We’ve all been there — checking the date on a carton of eggs, a ketchup bottle, a packet of meat and realizing that the date has passed. In the bin, it goes. After all, no one wants to eat expired food! 

It turns out that those dates aren’t actually expiration dates. Which is great news for you AND your wallet. 

Where do dates come from? 

Dates on packaged food aren’t exactly required by law. Infant formula is the only food item that the federal government has singled out for this requirement. Yet every food item you pick up has a date on it. Why? 

Manufacturers will put dates on food for a few reasons. 

The “Sell By” Date 

“Sell by” is for the grocery store. This helps the store manage its inventory and keep food in rotation. It is NOT a safety-related date. 

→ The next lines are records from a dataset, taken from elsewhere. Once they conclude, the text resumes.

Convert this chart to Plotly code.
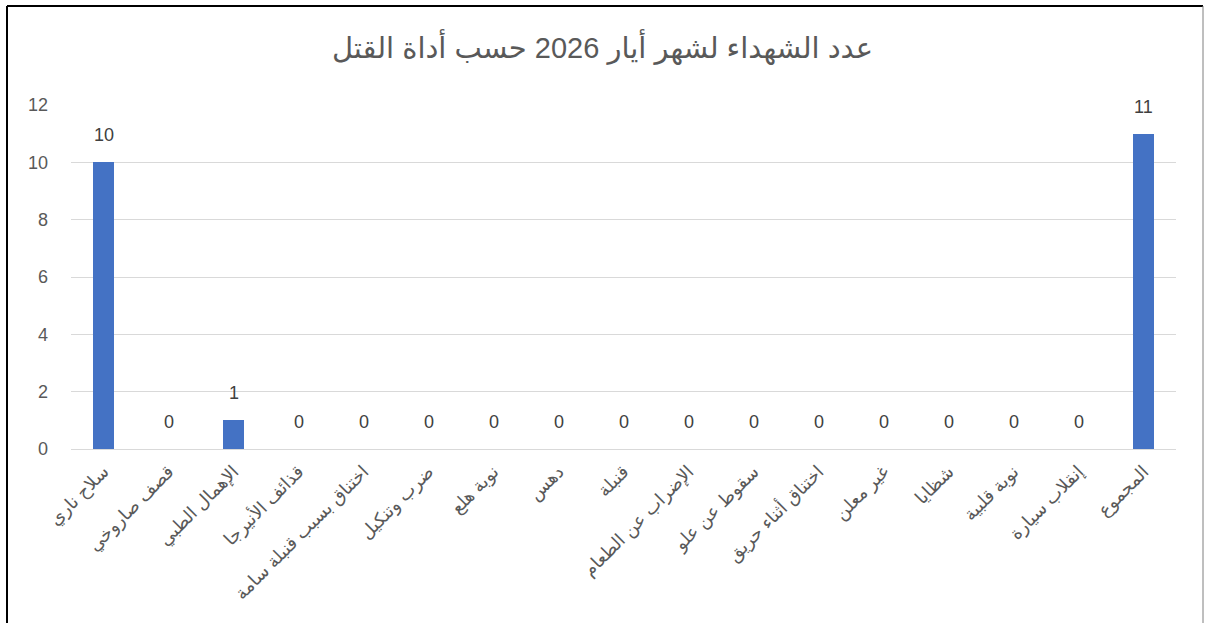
import plotly.graph_objects as go

categories = [
    "سلاح ناري", "قصف صاروخي", "الإهمال الطبي", "قذائف الأنيرجا",
    "اختناق بسبب قنبلة سامة", "ضرب وتنكيل", "نوبة هلع", "دهس", "قنبلة",
    "الإضراب عن الطعام", "سقوط عن علو", "اختناق أثناء حريق", "غير معلن",
    "شظايا", "نوبة قلبية", "إنقلاب سيارة", "المجموع",
]
values = [10, 0, 1, 0, 0, 0, 0, 0, 0, 0, 0, 0, 0, 0, 0, 0, 11]
y_ticks = [0, 2, 4, 6, 8, 10, 12]
title_text = "عدد الشهداء لشهر أيار 2026 حسب أداة القتل"

FONT = "Liberation Sans, Arial, DejaVu Sans, sans-serif"
GREY = "#595959"

fig = go.Figure(go.Bar(
    x=categories, y=values,
    marker=dict(color="#4472C4", line=dict(width=0)),
    width=0.31,
))

for c, v in zip(categories, values):
    fig.add_annotation(x=c, y=v, text=str(v), showarrow=False,
                       yanchor="middle", yshift=27,
                       font=dict(family=FONT, size=18, color="#404040"))

W, H = 1205, 623
l, r, t, b = 71, 29, 105, 174
pw, ph = W - l - r, H - t - b

def px_x(p):
    return (p - l) / pw

def px_y(p):
    return (H - b - p) / ph

fig.update_layout(
    width=W, height=H,
    margin=dict(l=l, r=r, t=t, b=b, autoexpand=False),
    paper_bgcolor="white", plot_bgcolor="white",
    title=dict(text=title_text, x=0.5, xanchor="center", y=1 - 48 / H,
               yanchor="middle", yref="container",
               font=dict(family=FONT, size=29, color=GREY)),
    showlegend=False,
    bargap=0,
    xaxis=dict(tickangle=-45, tickfont=dict(family=FONT, size=18, color=GREY),
               showgrid=False, showline=True, linecolor="#D9D9D9", linewidth=1,
               ticks="outside", ticklen=4, tickcolor="rgba(0,0,0,0)", automargin=False),
    yaxis=dict(range=[0, 12], tickvals=y_ticks, showgrid=True, gridcolor="#D9D9D9",
               gridwidth=1, zeroline=False, showline=False, ticks="",
               tickfont=dict(family=FONT, size=18, color=GREY), ticklabelstandoff=22,
               automargin=False),
    shapes=[
        dict(type="line", xref="paper", yref="paper", x0=px_x(7), x1=px_x(7),
             y0=px_y(6), y1=-1, line=dict(color="black", width=2)),
        dict(type="line", xref="paper", yref="paper", x0=px_x(7), x1=px_x(1203),
             y0=px_y(6), y1=px_y(6), line=dict(color="black", width=2)),
        dict(type="line", xref="paper", yref="paper", x0=px_x(1203), x1=px_x(1203),
             y0=px_y(6), y1=-1, line=dict(color="#7F7F7F", width=1)),
    ],
)

fig.write_html("out.html", config={"displayModeBar": False},
               post_script="document.body.style.margin='0';document.body.style.overflow='hidden';")
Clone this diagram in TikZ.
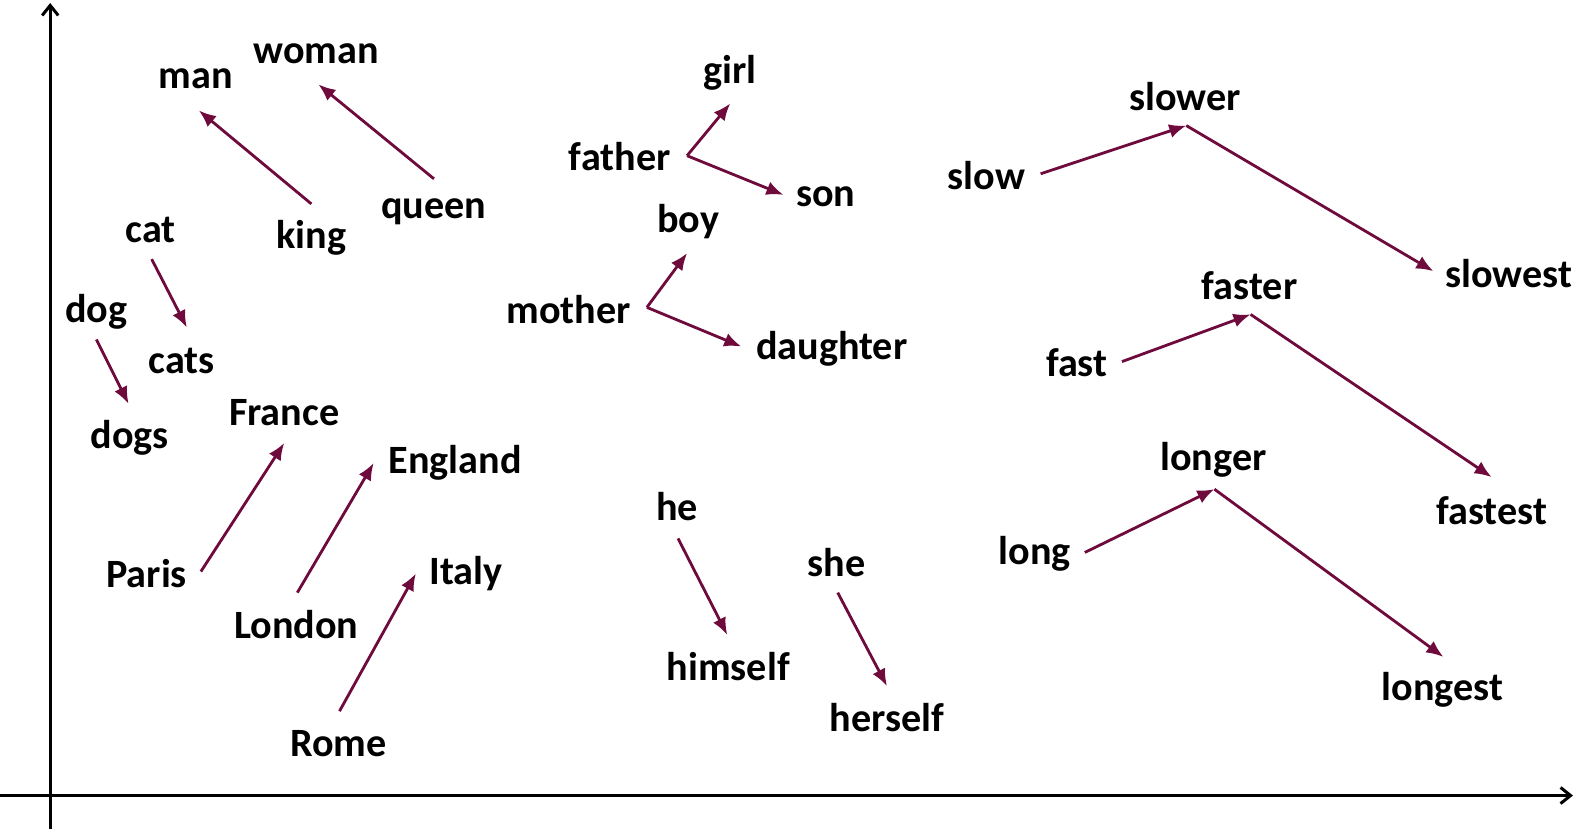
\documentclass[tikz,border=0pt]{standalone}
\usepackage{fontspec}
\setmainfont{Carlito}
\usetikzlibrary{arrows.meta}
\definecolor{wine}{RGB}{110,10,60}

\begin{document}
\begin{tikzpicture}[x=0.5pt, y=-0.5pt, font=\fontsize{20}{24}\selectfont\bfseries,
    vec/.style={wine, line width=1.4pt, -{Latex[length=8.5pt, width=7pt]}},
    axis/.style={black, line width=1.5pt, -{Straight Barb[length=5pt, width=8pt]}},
    word/.style={inner sep=0pt}]

\useasboundingbox (0,0) rectangle (1569,825);

% axes
\coordinate (ybot) at (50,825);
\coordinate (ytop) at (50,3);
\coordinate (xleft) at (0,792);
\coordinate (xright) at (1566,792);
\draw[axis] (ybot) -- (ytop);
\draw[axis] (xleft) -- (xright);

% gender
\node[word] (man) at (195,78) {man};
\node[word] (woman) at (315,53) {woman};
\node[word] (king) at (310,237) {king};
\node[word] (queen) at (432,211) {queen};

% plural
\node[word] (cat) at (150,229) {cat};
\node[word] (cats) at (181,359) {cats};
\node[word] (dog) at (96,310) {dog};
\node[word] (dogs) at (129,436) {dogs};

% capitals
\node[word] (france) at (283,411) {France};
\node[word] (england) at (453,461) {England};
\node[word] (italy) at (464,571) {Italy};
\node[word] (paris) at (146,571) {Paris};
\node[word] (london) at (295,622) {London};
\node[word] (rome) at (337,740) {Rome};

% family
\node[word] (girl) at (727,72) {girl};
\node[word] (father) at (617,156) {father};
\node[word] (son) at (822,196) {son};
\node[word] (boy) at (685,221) {boy};
\node[word] (mother) at (566,308) {mother};
\node[word] (daughter) at (828,347) {daughter};

% pronouns
\node[word] (he) at (674,504) {he};
\node[word] (himself) at (725,664) {himself};
\node[word] (she) at (833,560) {she};
\node[word] (herself) at (883,714) {herself};

% comparatives
\node[word] (slow) at (982,175) {slow};
\node[word] (slower) at (1180,96) {slower};
\node[word] (slowest) at (1502,272) {slowest};
\node[word] (fast) at (1072,361) {fast};
\node[word] (faster) at (1244,284) {faster};
\node[word] (fastest) at (1485,508) {fastest};
\node[word] (long) at (1030,551) {long};
\node[word] (longer) at (1208,458) {longer};
\node[word] (longest) at (1436,687) {longest};

\draw[vec] ([shift={(0,-34)}]king.center) -- ([shift={(3,32)}]man.center);
\draw[vec] ([shift={(0,-33)}]queen.center) -- ([shift={(2,31)}]woman.center);

\draw[vec] ([shift={(1,29)}]cat.center) -- ([shift={(5,-33)}]cats.center);
\draw[vec] ([shift={(0,28)}]dog.center) -- ([shift={(-1,-34)}]dogs.center);

\draw[vec] ([shift={(54,-2)}]paris.center) -- ([shift={(0,30)}]france.center);
\draw[vec] ([shift={(1,-32)}]london.center) -- ([shift={(-81,0)}]england.center);
\draw[vec] ([shift={(1,-32)}]rome.center) -- ([shift={(-50,0)}]italy.center);

\draw[vec] ([shift={(67,-1)}]father.center) -- ([shift={(0,31)}]girl.center);
\draw[vec] ([shift={(67,-1)}]father.center) -- ([shift={(-42,-2)}]son.center);
\draw[vec] ([shift={(78,-2)}]mother.center) -- ([shift={(-1,31)}]boy.center);
\draw[vec] ([shift={(78,-2)}]mother.center) -- ([shift={(-90,-2)}]daughter.center);

\draw[vec] ([shift={(1,32)}]he.center) -- ([shift={(-1,-32)}]himself.center);
\draw[vec] ([shift={(1,30)}]she.center) -- ([shift={(0,-31)}]herself.center);

\draw[vec] ([shift={(54,-2)}]slow.center) -- ([shift={(1,29)}]slower.center);
\draw[vec] ([shift={(1,29)}]slower.center) -- ([shift={(-75,-2)}]slowest.center);
\draw[vec] ([shift={(45,-1)}]fast.center) -- ([shift={(1,29)}]faster.center);
\draw[vec] ([shift={(1,29)}]faster.center) -- ([shift={(0,-33)}]fastest.center);
\draw[vec] ([shift={(50,-1)}]long.center) -- ([shift={(1,29)}]longer.center);
\draw[vec] ([shift={(1,29)}]longer.center) -- ([shift={(1,-33)}]longest.center);

\end{tikzpicture}
\end{document}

The “Best if Used By”  and “Use By” Dates 

“Best if Used By” and “Use By” is for you, the eater. This tells you when the food will be at its peak of quality and flavor. Also not a safety-related ate. 

How can I be sure it’s safe? 

If you’re considering eating something after a “sell by” or “best if used by” date, start with your senses. If it looks, smells, and tastes ok, it probably is. Still not sure? You can always ask the USDA for specific guidance. 

Why is it so confusing? 

Manufacturers are kind of left to themselves when it comes to putting dates on foods but that may change. The federal government is encouraging the food industry to standardize the use of date labels so that everyone will use “Best If Used By.” That’s one step forward, but it still could make people think that it’s an expiration date. So do your part! When you’re with family and friends and see food about to get tossed because of the date, share what you’ve learned!